Before therapy is performed, it must be precisely evaluated (assessed) whether and to what extent a patient may benefit from deep brain stimulation. Furthermore, all risk factors must be weighed against the potential benefits of therapy. Possible contraindications to surgery must be assessed. In addition, the patient must be informed that if side effects occur or the therapy is not successful enough, the stimulation can be stopped and the application removed.

The procedure

Several components are required to stimulate a brain region. The pulse generator is crucial for the function of the stimulation, as the respective pulses are continuously delivered via it. Starting from the pulse generator, the pulses are transmitted via electrode extensions to the electrodes in the target region of the brain.
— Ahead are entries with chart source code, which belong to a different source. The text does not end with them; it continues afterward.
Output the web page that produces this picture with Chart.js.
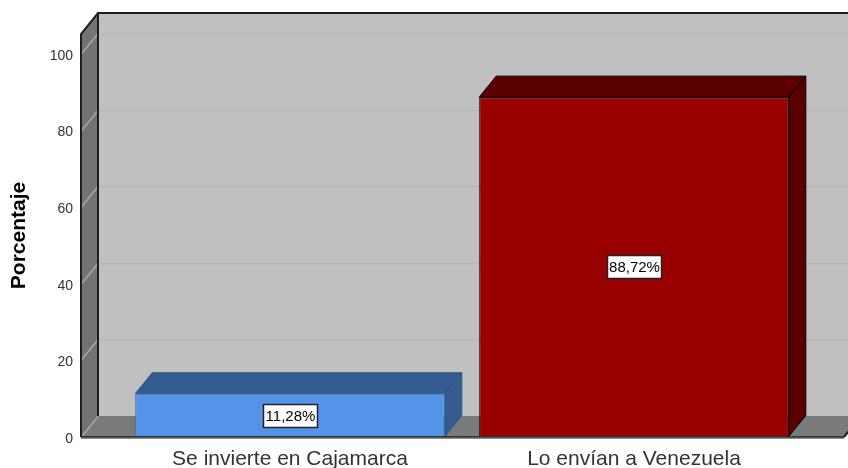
<!DOCTYPE html>
<html><head><meta charset="utf-8">
<style>html,body{margin:0;padding:0;background:#fff}#w{width:848px;height:468px;position:relative}</style>
<script src="https://cdn.jsdelivr.net/npm/chart.js@4"></script>
</head><body><div id="w"><canvas id="c"></canvas></div>
<script>
const categories = ['Se invierte en Cajamarca', 'Lo envían a Venezuela'];
const percentages = [11.28, 88.72];
const pointLabels = ['11,28%', '88,72%'];
const frontColors = ['#5394E8', '#990000'];
const topColors = ['#355C8F', '#5A0000'];
const edgeColors = ['#3F6FA8', '#000000'];
const topEdgeColors = ['#2F5480', '#000000'];
const axisTitle = 'Porcentaje';
const DX = 17, DY = -21, LEFT = 81, RIGHT = 844;
const FONT = '"Liberation Sans", Arial, sans-serif';

function poly(ctx, pts, fill, stroke) {
  ctx.beginPath();
  pts.forEach((p, i) => i ? ctx.lineTo(p[0], p[1]) : ctx.moveTo(p[0], p[1]));
  ctx.closePath();
  if (fill) { ctx.fillStyle = fill; ctx.fill(); }
  if (stroke) { ctx.strokeStyle = stroke; ctx.stroke(); }
}
const box3d = {
  id: 'box3d',
  beforeDatasetsDraw(chart) {
    const {ctx, chartArea: a, scales: {y}} = chart;
    const b = a.bottom, t = a.top;
    ctx.save();
    ctx.lineWidth = 1;
    poly(ctx, [[LEFT + DX, t + DY], [848, t + DY], [848, b + DY], [LEFT + DX, b + DY]], '#C0C0C0');
    poly(ctx, [[LEFT, t], [LEFT + DX, t + DY], [LEFT + DX, b + DY], [LEFT, b]], '#737373');
    poly(ctx, [[LEFT, b], [LEFT + DX, b + DY], [RIGHT + DX, b + DY], [RIGHT, b]], '#7A7A7A');
    y.ticks.forEach(tk => {
      const py = Math.round(y.getPixelForValue(tk.value)) + 0.5;
      if (tk.value > 0) {
        ctx.strokeStyle = '#B7B7B7'; ctx.lineWidth = 2;
        ctx.beginPath(); ctx.moveTo(LEFT + DX, py + DY); ctx.lineTo(848, py + DY); ctx.stroke();
      }
      ctx.strokeStyle = '#A8A8A8'; ctx.lineWidth = 1.5;
      ctx.beginPath(); ctx.moveTo(LEFT, py); ctx.lineTo(LEFT + DX, py + DY); ctx.stroke();
    });
    ctx.strokeStyle = '#1E1E1E'; ctx.lineWidth = 2;
    ctx.beginPath();
    ctx.moveTo(LEFT, b); ctx.lineTo(LEFT, t); ctx.lineTo(LEFT + DX, t + DY); ctx.lineTo(848, t + DY);
    ctx.moveTo(LEFT + DX, t + DY); ctx.lineTo(LEFT + DX, b + DY);
    ctx.moveTo(RIGHT, b); ctx.lineTo(RIGHT + DX, b + DY);
    ctx.stroke();
    ctx.lineWidth = 1;
    chart.getDatasetMeta(0).data.forEach((bar, i) => {
      const l = bar.x - bar.width / 2, r = bar.x + bar.width / 2, tp = bar.y, bt = bar.base;
      poly(ctx, [[l, tp], [l + DX, tp + DY], [r + DX, tp + DY], [r, tp]], topColors[i], topEdgeColors[i]);
      poly(ctx, [[r, tp], [r + DX, tp + DY], [r + DX, bt + DY], [r, bt]], topColors[i], topEdgeColors[i]);
    });
    ctx.restore();
  },
  afterDatasetsDraw(chart) {
    const {ctx, chartArea: a} = chart;
    ctx.save();
    const b = Math.round(a.bottom);
    ctx.strokeStyle = '#1E1E1E'; ctx.lineWidth = 1.5;
    ctx.beginPath(); ctx.moveTo(LEFT, b); ctx.lineTo(RIGHT, b); ctx.stroke();
    ctx.strokeStyle = '#8C8C8C'; ctx.lineWidth = 1;
    ctx.beginPath(); ctx.moveTo(LEFT, b + 1.5); ctx.lineTo(RIGHT, b + 1.5); ctx.stroke();
    ctx.font = '15px ' + FONT;
    ctx.textAlign = 'center'; ctx.textBaseline = 'middle';
    chart.getDatasetMeta(0).data.forEach((bar, i) => {
      const cy = (bar.y + bar.base) / 2, w = 54, h = 23;
      const x0 = Math.round(bar.x - w / 2) + 0.5, y0 = Math.round(cy - h / 2) + 0.5;
      ctx.fillStyle = '#fff'; ctx.strokeStyle = '#222'; ctx.lineWidth = 1.5;
      ctx.fillRect(x0, y0, w, h); ctx.strokeRect(x0, y0, w, h);
      ctx.fillStyle = '#000';
      ctx.fillText(pointLabels[i], x0 + w / 2, y0 + h / 2 + 0.5);
    });
    ctx.restore();
  }
};
new Chart(document.getElementById('c'), {
  type: 'bar',
  data: { labels: categories, datasets: [{
    data: percentages, backgroundColor: frontColors, borderColor: edgeColors,
    borderWidth: 1, barPercentage: 0.9, categoryPercentage: 1 }] },
  options: {
    responsive: true, maintainAspectRatio: false, animation: false,
    layout: { padding: { top: 34, right: 42, bottom: 0, left: 0 } },
    plugins: { legend: { display: false }, tooltip: { enabled: false } },
    scales: {
      x: { grid: { display: false }, border: { display: false },
        afterFit(s) { s.height = 31; s.paddingLeft = 0; s.paddingRight = 0; },
        ticks: { color: '#333333', font: { size: 21, family: FONT }, padding: 2, maxRotation: 0 } },
      y: { min: 0, max: 105.2, border: { display: false },
        grid: { display: true, drawOnChartArea: false, color: 'rgba(0,0,0,0)', tickLength: 45 },
        afterFit(s) { s.width = 118; s.paddingTop = 0; s.paddingBottom = 0; },
        title: { display: true, text: axisTitle, color: '#000', font: { size: 21, weight: 'bold', family: FONT }, padding: { top: 7, bottom: 0 } },
        ticks: { stepSize: 20, includeBounds: false, color: '#333333', font: { size: 14, family: FONT }, padding: 0, labelOffset: 2 } }
    }
  },
  plugins: [box3d]
});
</script></body></html>
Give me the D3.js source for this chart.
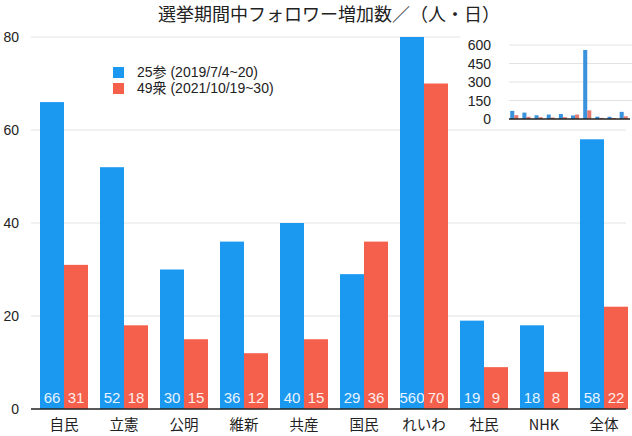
<!DOCTYPE html>
<html><head><meta charset="utf-8">
<script src="https://cdn.jsdelivr.net/npm/d3@7"></script>
<style>
html,body{margin:0;padding:0;background:#fff;}
text{font-family:"Liberation Sans","Noto Sans CJK JP",Arial,sans-serif;}
</style></head>
<body><svg id="c" width="632" height="436"></svg>
<script>
const categories = ["自民","立憲","公明","維新","共産","国民","れいわ","社民","NHK","全体"];
const series1 = [66,52,30,36,40,29,560,19,18,58];
const series2 = [31,18,15,12,15,36,70,9,8,22];
const seriesNames = ["25参 (2019/7/4~20)","49衆 (2021/10/19~30)"];
const mainTicks = [0,20,40,60,80];
const insetTicks = [0,150,300,450,600];
const colors = ["#1B98F0","#F5604C"];
const insetColors = ["#3A93DC","#E27A70"];

const svg = d3.select("#c");
const cjk = '"Noto Sans CJK JP","Liberation Sans",sans-serif';

svg.append("text").attr("x",329).attr("y",21).attr("text-anchor","middle")
  .style("font-family",cjk).style("font-size","18px").attr("fill","#222")
  .text("選挙期間中フォロワー増加数／（人・日）");

const x = d3.scaleBand().domain(categories).range([34,634]).paddingInner(0.2).paddingOuter(0.1);
const y = d3.scaleLinear().domain([0,80]).range([409,37]);

// gridlines
svg.append("g").selectAll("line").data(mainTicks.filter(d=>d>0)).join("line")
  .attr("x1",31).attr("x2",626).attr("y1",d=>y(d)).attr("y2",d=>y(d))
  .attr("stroke","#e2e2e2").attr("stroke-width",1);

const inner = x.bandwidth()/2;
const g = svg.append("g");
categories.forEach((c,i)=>{
  const vals=[series1[i],series2[i]];
  vals.forEach((v,j)=>{
    const vv=Math.min(v,80);
    g.append("rect").attr("x",x(c)+j*inner).attr("width",inner)
      .attr("y",y(vv)).attr("height",y(0)-y(vv)).attr("fill",colors[j]);
    g.append("text").attr("x",x(c)+j*inner+inner/2).attr("y",403)
      .attr("text-anchor","middle").attr("fill",j===0?"#e6f4ff":"#ffeeea")
      .style("font-size","15px").text(v);
  });
});

// axis line
svg.append("line").attr("x1",31).attr("x2",626).attr("y1",y(0)).attr("y2",y(0))
  .attr("stroke","#222").attr("stroke-width",1.5);

// y labels
svg.append("g").selectAll("text").data(mainTicks).join("text")
  .attr("x",19).attr("y",d=>y(d)+5).attr("text-anchor","end")
  .attr("fill","#222").style("font-size","14px").text(d=>d);

// x labels
svg.append("g").selectAll("text").data(categories).join("text")
  .attr("x",d=>x(d)+x.bandwidth()/2).attr("y",430).attr("text-anchor","middle")
  .style("font-family",cjk).style("font-size","14.5px").attr("fill","#222").text(d=>d);

// legend
const leg = svg.append("g");
seriesNames.forEach((n,i)=>{
  leg.append("rect").attr("x",113).attr("y",67+i*16).attr("width",11).attr("height",11).attr("fill",colors[i]);
  leg.append("text").attr("x",137).attr("y",77+i*16)
    .style("font-size","14px").attr("fill","#222").text(n);
});

// inset
const xi = d3.scaleBand().domain(categories).range([509,629]).paddingInner(1/3).paddingOuter(0.1);
const yi = d3.scaleLinear().domain([0,600]).range([119,45]);
const ig = svg.append("g");
ig.append("rect").attr("x",460).attr("y",34).attr("width",172).attr("height",95).attr("fill","#fff");
ig.selectAll("line.g").data(insetTicks.filter(d=>d>0)).join("line")
  .attr("x1",509).attr("x2",632).attr("y1",d=>yi(d)).attr("y2",d=>yi(d))
  .attr("stroke","#e2e2e2");
categories.forEach((c,i)=>{
  [series1[i],series2[i]].forEach((v,j)=>{
    ig.append("rect").attr("x",xi(c)+j*xi.bandwidth()/2).attr("width",xi.bandwidth()/2)
      .attr("y",yi(v)).attr("height",yi(0)-yi(v)).attr("fill",insetColors[j]);
  });
});
ig.append("line").attr("x1",509).attr("x2",630).attr("y1",yi(0)).attr("y2",yi(0))
  .attr("stroke","#222").attr("stroke-width",1.5);
ig.selectAll("text").data(insetTicks).join("text")
  .attr("x",491).attr("y",d=>yi(d)+5).attr("text-anchor","end")
  .attr("fill","#222").style("font-size","14px").text(d=>d);
</script></body></html>
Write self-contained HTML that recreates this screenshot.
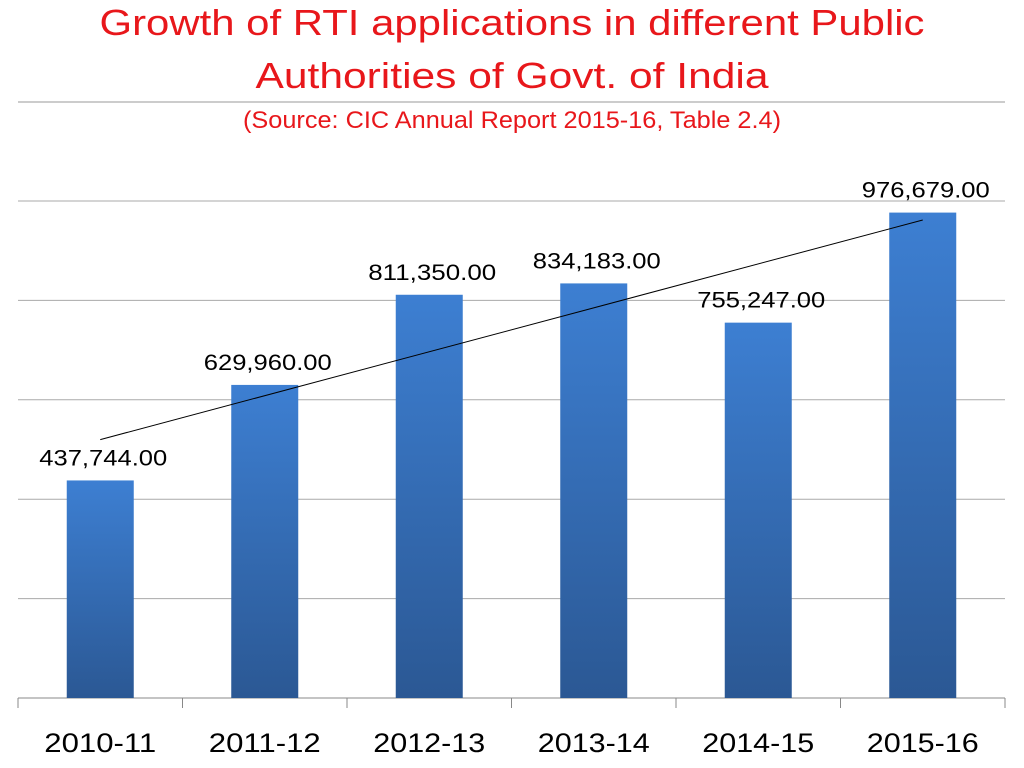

The pulse generator itself is not located intracranially (in the skull), but is installed subcutaneously (under the skin) in the thoracic region. To adjust the stimulation parameters, the pulse generator can be set correctly and patient-specific via telemetry (by radio). Furthermore, it is possible that the device can be partially influenced by the patient himself. For implantation of the brain stimulator, small holes are drilled into the patient’s calvaria (skullcap) in a stereotactic operation, through which the electrodes can be inserted into the respective region of the brain. Typically, this is done while the patient is fully conscious so that the position and function of the electrodes can be checked immediately. The pulse generator itself can be installed as part of the implantation of the electrodes or on the following day. The number of electrodes is variable. Currently, a feedback brain stimulator is being implanted as part of a study, which allows for adapted and thus need-based stimulation of the respective brain area.

After therapy

  • Follow-up examinations – checking the success of stimulation and adjusting the therapy if necessary. For adequate function, a reasonable combination with medications must be made, if necessary. In idiopathic Parkinson’s disease, approximately 70% of the total symptoms can be successfully suppressed by deep brain stimulation. Furthermore, the optimal stimulation intensity must be determined individually, which can sometimes take several months.
  • Psychological counseling – In case of adverse effects of stimulation, for example depression, psychological or psychiatric therapy may be useful.
  • Physiotherapy – Since, among other things, in Parkinson’s syndrome, many movement patterns can not be performed correctly before therapy, physiotherapy must be used after implantation to relearn complex movement patterns.
  • Occupational therapy – In the context of occupational therapy, primarily the fine motor skills of patients can be improved. Furthermore, for example, taken incorrect postures must be corrected.

Possible complications

Even with successful implantation of the electrodes and pulse generator, temporary (short-lasting) or persistent (longer-lasting) dysarthria (motor speech disorder) or usually transient manic behavior with inadequately elevated mood, abnormal increase in drive, material wasting behavior, and severe limitation of personal performance may follow. Furthermore, especially in patients suffering from idiopathic Parkinson’s syndrome, a mild to higher-grade depression or depressive episode is found despite improvement of the motor disorders.